■ **Problem**
From the first line of the data down to and including the line with "const growthHi = [1.00,0.98,0.93,0.87,0.80,0.73,0.66];", copy everything exactly, leaving out pictures.

##### Given data #####

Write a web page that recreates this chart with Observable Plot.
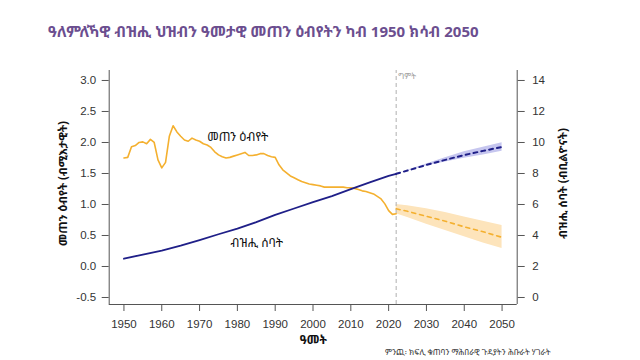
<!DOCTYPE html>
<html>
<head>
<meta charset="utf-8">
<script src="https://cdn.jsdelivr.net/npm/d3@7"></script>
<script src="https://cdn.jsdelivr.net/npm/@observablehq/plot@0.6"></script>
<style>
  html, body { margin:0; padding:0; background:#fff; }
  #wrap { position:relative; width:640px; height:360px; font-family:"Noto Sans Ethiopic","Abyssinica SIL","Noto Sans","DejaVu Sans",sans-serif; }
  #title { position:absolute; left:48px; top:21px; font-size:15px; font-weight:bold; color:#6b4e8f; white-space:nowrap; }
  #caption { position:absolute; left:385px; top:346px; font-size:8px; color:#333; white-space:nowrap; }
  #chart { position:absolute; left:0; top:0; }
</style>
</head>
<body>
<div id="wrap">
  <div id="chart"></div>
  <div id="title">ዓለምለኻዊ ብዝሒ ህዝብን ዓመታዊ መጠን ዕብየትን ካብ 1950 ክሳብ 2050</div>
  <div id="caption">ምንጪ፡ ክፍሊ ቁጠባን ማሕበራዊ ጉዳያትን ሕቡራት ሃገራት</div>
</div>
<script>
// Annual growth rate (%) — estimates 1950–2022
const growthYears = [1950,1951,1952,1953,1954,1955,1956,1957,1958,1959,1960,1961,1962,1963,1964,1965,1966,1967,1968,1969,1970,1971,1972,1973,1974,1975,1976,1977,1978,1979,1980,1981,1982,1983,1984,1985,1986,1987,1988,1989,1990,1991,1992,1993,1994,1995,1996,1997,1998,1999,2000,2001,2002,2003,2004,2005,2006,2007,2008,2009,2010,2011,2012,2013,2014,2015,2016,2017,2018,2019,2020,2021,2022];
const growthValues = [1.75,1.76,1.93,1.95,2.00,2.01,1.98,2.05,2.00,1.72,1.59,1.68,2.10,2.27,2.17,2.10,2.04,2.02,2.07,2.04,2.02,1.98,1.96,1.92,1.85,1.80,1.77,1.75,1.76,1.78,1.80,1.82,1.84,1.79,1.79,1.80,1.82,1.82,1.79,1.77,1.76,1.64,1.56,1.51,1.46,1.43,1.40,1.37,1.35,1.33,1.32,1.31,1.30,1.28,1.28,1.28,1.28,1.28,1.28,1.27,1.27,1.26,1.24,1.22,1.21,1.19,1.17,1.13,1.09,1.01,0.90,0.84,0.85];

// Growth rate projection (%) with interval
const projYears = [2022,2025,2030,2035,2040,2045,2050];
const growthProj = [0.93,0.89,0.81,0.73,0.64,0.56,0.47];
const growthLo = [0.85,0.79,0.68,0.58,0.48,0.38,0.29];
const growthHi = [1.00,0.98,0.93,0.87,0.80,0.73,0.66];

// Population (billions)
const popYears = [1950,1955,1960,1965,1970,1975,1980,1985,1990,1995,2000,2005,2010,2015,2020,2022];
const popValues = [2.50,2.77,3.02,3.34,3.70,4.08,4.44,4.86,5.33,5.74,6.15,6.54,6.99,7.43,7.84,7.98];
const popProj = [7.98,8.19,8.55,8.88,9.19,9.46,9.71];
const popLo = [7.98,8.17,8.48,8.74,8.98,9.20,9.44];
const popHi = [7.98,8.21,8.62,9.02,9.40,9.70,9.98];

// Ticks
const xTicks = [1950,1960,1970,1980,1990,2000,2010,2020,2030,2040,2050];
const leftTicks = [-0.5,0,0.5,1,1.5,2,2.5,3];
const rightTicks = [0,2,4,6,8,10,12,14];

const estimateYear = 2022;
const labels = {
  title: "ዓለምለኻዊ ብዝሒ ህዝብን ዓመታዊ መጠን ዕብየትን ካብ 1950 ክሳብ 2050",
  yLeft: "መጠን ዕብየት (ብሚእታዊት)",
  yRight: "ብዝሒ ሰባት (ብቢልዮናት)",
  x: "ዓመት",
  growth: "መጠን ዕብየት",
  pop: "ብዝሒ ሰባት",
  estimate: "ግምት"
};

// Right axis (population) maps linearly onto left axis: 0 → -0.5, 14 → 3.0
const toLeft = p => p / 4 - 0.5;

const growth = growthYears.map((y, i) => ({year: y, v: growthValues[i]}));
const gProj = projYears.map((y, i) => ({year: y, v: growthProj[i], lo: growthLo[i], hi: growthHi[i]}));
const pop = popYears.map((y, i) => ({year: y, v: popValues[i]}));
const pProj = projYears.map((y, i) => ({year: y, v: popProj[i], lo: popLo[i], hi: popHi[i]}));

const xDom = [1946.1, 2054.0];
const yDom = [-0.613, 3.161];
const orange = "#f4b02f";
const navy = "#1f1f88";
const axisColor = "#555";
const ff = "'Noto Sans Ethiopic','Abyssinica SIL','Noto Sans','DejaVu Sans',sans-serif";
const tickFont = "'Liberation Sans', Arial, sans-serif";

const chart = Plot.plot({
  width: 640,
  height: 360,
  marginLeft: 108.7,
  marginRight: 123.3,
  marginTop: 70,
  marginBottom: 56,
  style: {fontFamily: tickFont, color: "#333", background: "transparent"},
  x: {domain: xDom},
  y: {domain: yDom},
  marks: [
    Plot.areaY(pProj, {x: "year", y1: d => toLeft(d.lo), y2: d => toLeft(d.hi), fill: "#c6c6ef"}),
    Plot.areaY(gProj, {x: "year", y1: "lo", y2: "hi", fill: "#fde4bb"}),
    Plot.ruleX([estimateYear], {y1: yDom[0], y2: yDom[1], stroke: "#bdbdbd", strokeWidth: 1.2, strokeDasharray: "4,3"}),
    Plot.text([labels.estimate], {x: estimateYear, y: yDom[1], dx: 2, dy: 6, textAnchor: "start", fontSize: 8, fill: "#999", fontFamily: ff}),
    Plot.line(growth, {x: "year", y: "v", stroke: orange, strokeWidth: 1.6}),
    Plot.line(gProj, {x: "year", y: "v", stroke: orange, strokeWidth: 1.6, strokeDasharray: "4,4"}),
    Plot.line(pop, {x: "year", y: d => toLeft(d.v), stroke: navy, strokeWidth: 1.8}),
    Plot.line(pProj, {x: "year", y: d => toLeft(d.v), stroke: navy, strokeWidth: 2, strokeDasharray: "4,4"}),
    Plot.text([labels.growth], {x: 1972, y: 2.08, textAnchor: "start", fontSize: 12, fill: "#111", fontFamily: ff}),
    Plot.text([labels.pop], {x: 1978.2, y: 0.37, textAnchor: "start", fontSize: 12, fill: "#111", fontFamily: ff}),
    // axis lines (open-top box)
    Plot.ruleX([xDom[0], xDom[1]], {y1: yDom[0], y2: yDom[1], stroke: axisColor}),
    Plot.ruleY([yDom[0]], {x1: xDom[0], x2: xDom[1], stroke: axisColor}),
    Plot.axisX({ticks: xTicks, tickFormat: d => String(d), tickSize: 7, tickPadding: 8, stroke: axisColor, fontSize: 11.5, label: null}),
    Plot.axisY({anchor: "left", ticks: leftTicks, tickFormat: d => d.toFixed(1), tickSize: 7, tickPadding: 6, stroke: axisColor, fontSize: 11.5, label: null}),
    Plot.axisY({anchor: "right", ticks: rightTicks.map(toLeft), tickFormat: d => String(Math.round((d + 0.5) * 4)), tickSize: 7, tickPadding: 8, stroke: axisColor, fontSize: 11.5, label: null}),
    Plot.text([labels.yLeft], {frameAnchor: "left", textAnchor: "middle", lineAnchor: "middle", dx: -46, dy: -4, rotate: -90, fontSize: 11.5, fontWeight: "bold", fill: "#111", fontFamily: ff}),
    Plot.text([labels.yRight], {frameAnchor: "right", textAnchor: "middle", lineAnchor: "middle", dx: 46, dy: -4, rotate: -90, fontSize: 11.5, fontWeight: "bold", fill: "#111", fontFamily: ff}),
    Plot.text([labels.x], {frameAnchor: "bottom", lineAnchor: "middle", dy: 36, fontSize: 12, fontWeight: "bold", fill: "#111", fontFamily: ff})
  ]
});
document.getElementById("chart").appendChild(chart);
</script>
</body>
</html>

#####

■ **Response below**
Write a web page that recreates this chart with Observable Plot.
<!DOCTYPE html>
<html>
<head>
<meta charset="utf-8">
<script src="https://cdn.jsdelivr.net/npm/d3@7"></script>
<script src="https://cdn.jsdelivr.net/npm/@observablehq/plot@0.6"></script>
<style>
  html, body { margin:0; padding:0; background:#fff; }
  #wrap { position:relative; width:640px; height:360px; font-family:"Noto Sans Ethiopic","Abyssinica SIL","Noto Sans","DejaVu Sans",sans-serif; }
  #title { position:absolute; left:48px; top:21px; font-size:15px; font-weight:bold; color:#6b4e8f; white-space:nowrap; }
  #caption { position:absolute; left:385px; top:346px; font-size:8px; color:#333; white-space:nowrap; }
  #chart { position:absolute; left:0; top:0; }
</style>
</head>
<body>
<div id="wrap">
  <div id="chart"></div>
  <div id="title">ዓለምለኻዊ ብዝሒ ህዝብን ዓመታዊ መጠን ዕብየትን ካብ 1950 ክሳብ 2050</div>
  <div id="caption">ምንጪ፡ ክፍሊ ቁጠባን ማሕበራዊ ጉዳያትን ሕቡራት ሃገራት</div>
</div>
<script>
// Annual growth rate (%) — estimates 1950–2022
const growthYears = [1950,1951,1952,1953,1954,1955,1956,1957,1958,1959,1960,1961,1962,1963,1964,1965,1966,1967,1968,1969,1970,1971,1972,1973,1974,1975,1976,1977,1978,1979,1980,1981,1982,1983,1984,1985,1986,1987,1988,1989,1990,1991,1992,1993,1994,1995,1996,1997,1998,1999,2000,2001,2002,2003,2004,2005,2006,2007,2008,2009,2010,2011,2012,2013,2014,2015,2016,2017,2018,2019,2020,2021,2022];
const growthValues = [1.75,1.76,1.93,1.95,2.00,2.01,1.98,2.05,2.00,1.72,1.59,1.68,2.10,2.27,2.17,2.10,2.04,2.02,2.07,2.04,2.02,1.98,1.96,1.92,1.85,1.80,1.77,1.75,1.76,1.78,1.80,1.82,1.84,1.79,1.79,1.80,1.82,1.82,1.79,1.77,1.76,1.64,1.56,1.51,1.46,1.43,1.40,1.37,1.35,1.33,1.32,1.31,1.30,1.28,1.28,1.28,1.28,1.28,1.28,1.27,1.27,1.26,1.24,1.22,1.21,1.19,1.17,1.13,1.09,1.01,0.90,0.84,0.85];

// Growth rate projection (%) with interval
const projYears = [2022,2025,2030,2035,2040,2045,2050];
const growthProj = [0.93,0.89,0.81,0.73,0.64,0.56,0.47];
const growthLo = [0.85,0.79,0.68,0.58,0.48,0.38,0.29];
const growthHi = [1.00,0.98,0.93,0.87,0.80,0.73,0.66];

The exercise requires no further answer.